The DPRK and Lazarus Group are widely believed to fund a significant portion of North Korea’s weapons development programs through crypto theft. United Nations investigators have estimated that proceeds from these operations helped finance the country’s ballistic missile program in prior years.
“These aren’t financially-motivated criminal groups. They are state actors with state resources, long time horizons, and strategic targets,” TRM Labs’ report stated.
The Industry’s Response — and Its Limits
The crypto security industry has not been idle. Major protocols now run continuous bug bounty programs, engage specialized audit firms, and maintain security councils capable of coordinating emergency responses. THORChain’s response to its own $10.8 million exploit earlier this month — halting trading and deploying a patch within 13 hours — illustrates how the industry’s incident response capabilities have improved.
But the North Korean threat operates at a level that conventional security measures struggle to match. When attackers are willing to spend months building trust within a target organization, technical security controls become only one layer of a much larger problem.
U.S. Treasury officials have repeatedly designated North Korean entities involved in crypto theft operations, and the FBI’s Virtual Asset Unit has expanded its capacity to track illicit crypto flows. But North Korea’s use of Monero, privacy bridges, and distributed laundering networks continues to complicate asset recovery efforts.
International Response and Geopolitical Dimensions
South Korea and the United States have jointly sanctioned multiple entities linked to the Lazarus Group’s crypto operations. The UN Panel of Experts on North Korea has published detailed technical reports on the group’s techniques, and Interpol has issued purple notices related to crypto theft methodologies.
Despite this, recovery rates remain extremely low. Of the $577 million stolen in the two 2026 attacks, virtually none has been recovered as of TRM Labs’ reporting date. The funds have been partially routed through Monero transactions, cross-chain bridges, and mixers that significantly impede tracing.
The geopolitical dimension matters for the broader crypto industry: as digital assets become more systemically significant, state-sponsored attacks against crypto infrastructure move from being a niche security problem to a national security concern.
What Protocols Can Do
TRM Labs and other security researchers have published guidance for protocols operating at the scale that makes them North Korean targets. The recommendations include enhanced team member background verification, multi-sig controls that require hardware verification for large transactions, time-locked withdrawals above certain thresholds, and regular red-team exercises simulating insider threat scenarios.
For protocols processing hundreds of millions in daily volume, these measures represent real operational costs. But the alternative — becoming a $285 million line item in a DPRK state budget report — is a significantly worse outcome.
FAQ
Which groups are responsible for North Korea’s crypto hacking? TRM Labs attributes the attacks primarily to Lazarus Group and affiliated units operating under the DPRK’s Reconnaissance General Bureau. These groups have been active in crypto theft since at least 2017.

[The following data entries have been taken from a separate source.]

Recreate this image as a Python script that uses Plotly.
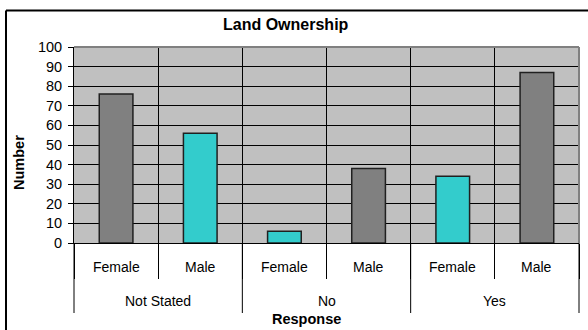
import plotly.graph_objects as go

# Land ownership responses, split by sex
groups = ["Not Stated", "No", "Yes"]
sexes = ["Female", "Male"]
counts = [76, 56, 6, 38, 34, 87]          # in group order, Female then Male
y_ticks = list(range(0, 101, 10))

bar_colors = ["#808080", "#33CCCC", "#33CCCC", "#808080", "#33CCCC", "#808080"]

keys = [f"{g} {s}" for g in groups for s in sexes]
sex_labels = [s for g in groups for s in sexes]

W, H = 588, 330
L, R, T, B = 74, 9, 47, 87
PW, PH = W - L - R, H - T - B


def px_x(px):
    return (px - L) / PW


def px_y(py):
    return (H - B - py) / PH


FONT = "Liberation Sans, Arial, sans-serif"

fig = go.Figure(
    go.Bar(
        x=keys,
        y=counts,
        marker=dict(color=bar_colors, line=dict(color="#202020", width=1.5)),
        width=0.4,
        hoverinfo="y",
    )
)

shapes = []
# group dividers below the category axis
n = len(keys)
for k in range(0, n + 1, len(sexes)):
    shapes.append(dict(type="line", xref="paper", yref="paper", layer="above",
                       x0=k / n, x1=k / n, y0=0, y1=px_y(313),
                       line=dict(color="black", width=1)))
# plot-area frame (top and right edges)
shapes.append(dict(type="line", xref="paper", yref="paper", x0=0, x1=1, y0=1, y1=1,
                   line=dict(color="#808080", width=2)))
shapes.append(dict(type="line", xref="paper", yref="paper", x0=1, x1=1, y0=0, y1=1,
                   line=dict(color="#808080", width=2)))
# chart-area border
shapes.append(dict(type="line", xref="paper", yref="paper",
                   x0=px_x(6), x1=px_x(600), y0=px_y(10.5), y1=px_y(10.5),
                   line=dict(color="black", width=2)))
shapes.append(dict(type="line", xref="paper", yref="paper",
                   x0=px_x(6), x1=px_x(6), y0=px_y(10.5), y1=px_y(340),
                   line=dict(color="black", width=2)))

annotations = []
for key, lab in zip(keys, sex_labels):
    annotations.append(dict(x=key, xref="x", y=px_y(267), yref="paper",
                            text=lab, showarrow=False,
                            xanchor="center", yanchor="middle",
                            font=dict(family=FONT, size=14, color="black")))
for gi, g in enumerate(groups):
    annotations.append(dict(x=(2 * gi + 1) / n, xref="paper", y=px_y(301), yref="paper",
                            text=g, showarrow=False,
                            xanchor="center", yanchor="middle",
                            font=dict(family=FONT, size=14, color="black")))
annotations.append(dict(x=px_x(286), xref="paper", y=px_y(25), yref="paper",
                        text="Land Ownership", showarrow=False,
                        xanchor="center", yanchor="middle",
                        font=dict(family=FONT, size=16, color="black", weight="bold")))
annotations.append(dict(x=px_x(306.5), xref="paper", y=px_y(319), yref="paper",
                        text="Response", showarrow=False,
                        xanchor="center", yanchor="middle",
                        font=dict(family=FONT, size=14.5, color="black", weight="bold")))
annotations.append(dict(x=px_x(19), xref="paper", y=px_y(163), yref="paper",
                        text="Number", showarrow=False, textangle=-90,
                        xanchor="center", yanchor="middle",
                        font=dict(family=FONT, size=14.5, color="black", weight="bold")))

fig.update_layout(
    width=W, height=H,
    margin=dict(l=L, r=R, t=T, b=B, autoexpand=False),
    paper_bgcolor="white",
    plot_bgcolor="#C0C0C0",
    showlegend=False,
    shapes=shapes,
    annotations=annotations,
    xaxis=dict(
        type="category",
        range=[-0.5, n - 0.5],
        tickson="boundaries",
        showgrid=True, gridcolor="black", gridwidth=1,
        ticks="outside", ticklen=35, tickcolor="black", tickwidth=1,
        showticklabels=False,
        showline=True, linecolor="black", linewidth=1,
        fixedrange=True,
    ),
    yaxis=dict(
        range=[0, 100],
        tickvals=y_ticks,
        showgrid=True, gridcolor="black", gridwidth=1,
        ticks="outside", ticklen=5, tickcolor="black", tickwidth=1,
        tickfont=dict(family=FONT, size=14.5, color="black"),
        ticklabelstandoff=3,
        showline=True, linecolor="black", linewidth=1,
        zeroline=False,
        fixedrange=True,
    ),
)

fig.write_html("out.html")
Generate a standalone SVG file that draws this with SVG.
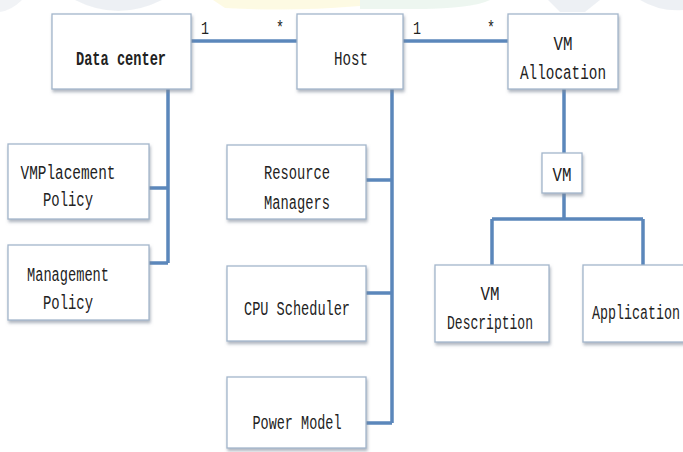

How does North Korea launder stolen crypto? North Korean operatives typically use a combination of cross-chain bridges, Monero privacy transactions, mixer services, and OTC brokers in jurisdictions with limited anti-money laundering enforcement. The process has become increasingly automated and rapid.
Has any stolen crypto from 2026’s attacks been recovered? As of TRM Labs’ April report, negligible amounts of the $577 million stolen in 2026 have been recovered. Asset recovery in North Korean cases is extremely rare due to the sophistication of their laundering operations.